Suppression of androgen release by FSH blockade may therefore be counterproductive in men.

To be fair the main suggestion in this paper is to use the technique in menopausal women though. As always further understanding of the mechanisms at play here may help to clarify these issues.

5) Other Issues?

Another point I found interesting and which was only briefly covered was that there did not appear to be corresponding changes to other metabolic markers like blood glucose and blood lipids despite the increases in fat browning.

Glucose and lipid levels unaffected?

This is not consistent with previous research I have read but it is hard to say how relevant this is in such a small study.

It could be related to the major issues of small sample size and inability to transfer animal results to humans, or it could be due to some other reason.


This is certainly interesting preliminary research. I think the role of FSH in obesity and metabolic syndromes may well turn out to be greater than had previously been presumed.

Could FSH teach us more about the mechanisms of obesity?

The problem is that we won’t really know more until we get some replication of these results in humans.

That will take time and there are a variety of issues. First of all more animal studies will need to be done.

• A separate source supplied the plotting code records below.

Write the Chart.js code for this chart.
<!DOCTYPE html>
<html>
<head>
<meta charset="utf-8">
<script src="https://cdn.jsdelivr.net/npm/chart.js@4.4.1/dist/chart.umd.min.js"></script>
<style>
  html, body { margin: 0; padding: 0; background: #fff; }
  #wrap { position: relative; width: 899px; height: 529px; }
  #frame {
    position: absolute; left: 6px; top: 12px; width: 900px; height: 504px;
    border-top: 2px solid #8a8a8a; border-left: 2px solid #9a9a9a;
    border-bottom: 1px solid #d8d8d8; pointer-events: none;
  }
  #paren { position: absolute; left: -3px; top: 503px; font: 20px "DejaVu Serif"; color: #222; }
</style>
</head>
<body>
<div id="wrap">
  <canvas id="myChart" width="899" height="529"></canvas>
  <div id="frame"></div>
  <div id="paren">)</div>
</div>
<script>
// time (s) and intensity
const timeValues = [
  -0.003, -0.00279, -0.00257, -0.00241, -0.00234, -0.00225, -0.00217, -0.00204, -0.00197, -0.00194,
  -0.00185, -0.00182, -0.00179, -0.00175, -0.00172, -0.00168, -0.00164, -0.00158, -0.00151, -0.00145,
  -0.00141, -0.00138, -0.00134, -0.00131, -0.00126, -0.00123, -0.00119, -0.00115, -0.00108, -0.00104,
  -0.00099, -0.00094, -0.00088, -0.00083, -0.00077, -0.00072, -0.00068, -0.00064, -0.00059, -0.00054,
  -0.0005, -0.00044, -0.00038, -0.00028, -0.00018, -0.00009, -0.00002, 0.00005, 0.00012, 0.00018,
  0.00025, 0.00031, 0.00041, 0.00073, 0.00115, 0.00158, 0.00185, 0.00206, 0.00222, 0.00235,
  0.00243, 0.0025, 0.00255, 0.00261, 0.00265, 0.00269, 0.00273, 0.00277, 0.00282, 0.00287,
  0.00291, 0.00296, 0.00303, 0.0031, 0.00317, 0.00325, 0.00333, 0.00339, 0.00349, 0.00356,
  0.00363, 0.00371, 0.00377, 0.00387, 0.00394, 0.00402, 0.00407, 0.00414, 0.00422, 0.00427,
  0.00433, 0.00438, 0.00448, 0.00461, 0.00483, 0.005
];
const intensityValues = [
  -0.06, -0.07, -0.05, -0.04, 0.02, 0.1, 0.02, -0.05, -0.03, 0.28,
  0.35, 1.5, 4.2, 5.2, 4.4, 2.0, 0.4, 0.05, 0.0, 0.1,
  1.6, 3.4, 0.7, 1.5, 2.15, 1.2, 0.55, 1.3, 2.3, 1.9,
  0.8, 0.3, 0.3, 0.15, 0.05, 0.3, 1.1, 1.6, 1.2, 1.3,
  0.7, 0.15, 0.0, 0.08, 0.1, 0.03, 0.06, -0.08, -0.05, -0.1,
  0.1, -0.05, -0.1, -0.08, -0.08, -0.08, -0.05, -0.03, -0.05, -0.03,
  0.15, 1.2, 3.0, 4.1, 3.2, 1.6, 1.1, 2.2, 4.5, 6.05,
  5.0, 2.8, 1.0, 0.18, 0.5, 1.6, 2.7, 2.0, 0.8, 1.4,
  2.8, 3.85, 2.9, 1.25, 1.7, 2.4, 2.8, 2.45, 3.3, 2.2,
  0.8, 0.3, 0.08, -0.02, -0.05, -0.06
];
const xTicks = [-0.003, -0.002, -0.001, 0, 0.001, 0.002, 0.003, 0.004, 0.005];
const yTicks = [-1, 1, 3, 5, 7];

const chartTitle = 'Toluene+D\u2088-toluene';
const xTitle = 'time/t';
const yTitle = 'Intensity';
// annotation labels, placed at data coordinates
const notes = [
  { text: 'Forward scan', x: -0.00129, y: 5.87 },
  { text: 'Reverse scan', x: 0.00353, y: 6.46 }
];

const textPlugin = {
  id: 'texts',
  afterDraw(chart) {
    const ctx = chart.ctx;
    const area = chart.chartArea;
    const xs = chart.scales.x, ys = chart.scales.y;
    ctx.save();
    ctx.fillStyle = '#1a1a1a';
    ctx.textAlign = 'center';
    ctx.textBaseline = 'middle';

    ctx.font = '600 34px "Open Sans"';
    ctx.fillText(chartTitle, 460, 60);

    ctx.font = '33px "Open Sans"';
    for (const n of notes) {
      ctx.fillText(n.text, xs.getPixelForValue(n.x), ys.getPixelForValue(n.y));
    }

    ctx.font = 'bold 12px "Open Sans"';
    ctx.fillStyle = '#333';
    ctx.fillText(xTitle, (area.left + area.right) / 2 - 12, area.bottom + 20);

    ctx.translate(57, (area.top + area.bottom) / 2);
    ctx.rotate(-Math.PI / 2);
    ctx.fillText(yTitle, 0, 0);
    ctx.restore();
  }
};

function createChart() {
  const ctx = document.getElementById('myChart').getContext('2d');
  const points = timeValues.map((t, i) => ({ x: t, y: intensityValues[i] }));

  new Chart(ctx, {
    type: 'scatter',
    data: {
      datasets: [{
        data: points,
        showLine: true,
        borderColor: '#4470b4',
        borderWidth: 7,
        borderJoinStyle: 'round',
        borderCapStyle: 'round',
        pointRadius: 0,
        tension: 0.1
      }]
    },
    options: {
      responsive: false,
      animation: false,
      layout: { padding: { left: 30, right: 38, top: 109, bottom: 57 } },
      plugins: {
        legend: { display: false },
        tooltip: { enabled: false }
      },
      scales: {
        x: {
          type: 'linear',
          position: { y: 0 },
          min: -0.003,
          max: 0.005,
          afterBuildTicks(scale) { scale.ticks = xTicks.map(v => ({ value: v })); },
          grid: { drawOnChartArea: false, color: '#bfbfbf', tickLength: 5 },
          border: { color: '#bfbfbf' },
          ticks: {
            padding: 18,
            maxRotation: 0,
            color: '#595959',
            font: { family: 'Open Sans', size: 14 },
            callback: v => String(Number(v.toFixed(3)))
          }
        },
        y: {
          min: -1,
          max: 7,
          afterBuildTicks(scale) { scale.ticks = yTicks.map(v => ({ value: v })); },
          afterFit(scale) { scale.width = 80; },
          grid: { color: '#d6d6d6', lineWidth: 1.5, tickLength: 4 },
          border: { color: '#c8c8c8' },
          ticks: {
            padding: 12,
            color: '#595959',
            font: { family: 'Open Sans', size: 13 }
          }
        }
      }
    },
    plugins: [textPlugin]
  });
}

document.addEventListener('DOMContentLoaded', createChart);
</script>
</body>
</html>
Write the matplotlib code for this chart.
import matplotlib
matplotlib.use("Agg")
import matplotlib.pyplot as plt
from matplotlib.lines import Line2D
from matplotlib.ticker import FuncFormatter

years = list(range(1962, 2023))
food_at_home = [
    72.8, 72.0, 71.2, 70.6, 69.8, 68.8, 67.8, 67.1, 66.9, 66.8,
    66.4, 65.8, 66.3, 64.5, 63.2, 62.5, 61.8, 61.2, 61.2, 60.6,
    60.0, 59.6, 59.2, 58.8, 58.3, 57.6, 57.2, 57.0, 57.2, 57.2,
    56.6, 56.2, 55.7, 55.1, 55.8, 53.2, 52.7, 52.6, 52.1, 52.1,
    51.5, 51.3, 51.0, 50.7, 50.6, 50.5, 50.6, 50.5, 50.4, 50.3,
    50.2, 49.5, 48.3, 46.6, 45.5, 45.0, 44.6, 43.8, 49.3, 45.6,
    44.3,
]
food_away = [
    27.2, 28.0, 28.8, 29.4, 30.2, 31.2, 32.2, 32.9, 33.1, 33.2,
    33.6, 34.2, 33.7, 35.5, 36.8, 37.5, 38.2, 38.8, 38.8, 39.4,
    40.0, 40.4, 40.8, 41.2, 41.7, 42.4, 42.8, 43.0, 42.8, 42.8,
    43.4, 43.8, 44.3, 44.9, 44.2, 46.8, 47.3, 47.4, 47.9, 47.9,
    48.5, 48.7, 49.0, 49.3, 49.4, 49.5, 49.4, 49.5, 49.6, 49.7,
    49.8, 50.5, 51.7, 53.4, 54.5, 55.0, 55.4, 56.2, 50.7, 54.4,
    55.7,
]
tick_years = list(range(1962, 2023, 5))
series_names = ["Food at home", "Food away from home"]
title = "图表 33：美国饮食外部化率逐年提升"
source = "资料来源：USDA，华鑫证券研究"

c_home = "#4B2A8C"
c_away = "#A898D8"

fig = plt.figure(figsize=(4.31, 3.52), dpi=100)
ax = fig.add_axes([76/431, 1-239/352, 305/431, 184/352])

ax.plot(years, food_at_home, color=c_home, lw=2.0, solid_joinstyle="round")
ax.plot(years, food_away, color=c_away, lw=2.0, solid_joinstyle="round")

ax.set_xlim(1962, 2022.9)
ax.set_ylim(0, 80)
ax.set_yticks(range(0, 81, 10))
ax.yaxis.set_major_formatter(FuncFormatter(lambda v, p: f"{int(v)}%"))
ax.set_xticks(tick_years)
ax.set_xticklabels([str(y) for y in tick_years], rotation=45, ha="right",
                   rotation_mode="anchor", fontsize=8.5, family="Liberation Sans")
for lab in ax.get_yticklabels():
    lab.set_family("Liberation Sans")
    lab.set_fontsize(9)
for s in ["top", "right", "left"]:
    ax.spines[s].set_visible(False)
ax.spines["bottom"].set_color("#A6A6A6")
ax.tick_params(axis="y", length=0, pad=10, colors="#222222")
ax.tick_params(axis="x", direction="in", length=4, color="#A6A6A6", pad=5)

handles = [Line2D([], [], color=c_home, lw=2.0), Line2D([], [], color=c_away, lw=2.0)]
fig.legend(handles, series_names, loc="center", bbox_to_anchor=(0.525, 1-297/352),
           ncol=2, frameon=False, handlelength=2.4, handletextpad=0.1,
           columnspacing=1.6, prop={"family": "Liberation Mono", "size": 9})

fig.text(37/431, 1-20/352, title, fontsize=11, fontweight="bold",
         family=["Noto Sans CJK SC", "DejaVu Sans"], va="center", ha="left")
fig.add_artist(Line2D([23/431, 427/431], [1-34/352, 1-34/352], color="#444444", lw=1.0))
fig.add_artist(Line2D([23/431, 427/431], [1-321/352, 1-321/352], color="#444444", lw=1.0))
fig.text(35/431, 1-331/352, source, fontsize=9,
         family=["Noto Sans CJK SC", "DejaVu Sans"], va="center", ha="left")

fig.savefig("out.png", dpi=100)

Tiny sample sizes mean that we can’t read too much into what is presented here without actual replication.

Even then there will be ethical and safety hurdles as we do not know for sure what the effects of FSH blockade would be in otherwise “healthy” post-menopausal women.

The question of whether this could be used in men too is also still up for debate.

If it does pan out the potential for new treatments based on this are great.

As the authors state in their discussion:

“A humanized Hf2 or its equivalent may not only be efficacious in reducing visceral and subcutaneous fat in people, but might also provide benefit for certain medical conditions associated with visceral adiposity, such as metabolic syndrome, cardiovascular disease, cancer, diabetes, and polycystic ovarian syndrome.”

Previous anti-obesity drugs have been pretty lacklustre in their results and in many cases they have major side effects.

A potentially safe drug without long term negative effects would be a huge advancement, even if it could only be used in menopausal women.


  1. Liu, Peng, Yaoting Ji, Tony Yuen, Elizabeth Rendina-Ruedy, Victoria E. DeMambro, Samarth Dhawan, Wahid Abu-Amer, et al. 2017. “Blocking FSH Induces Thermogenic Adipose Tissue and Reduces Body Fat.” Nature 546 (7656): 107–12.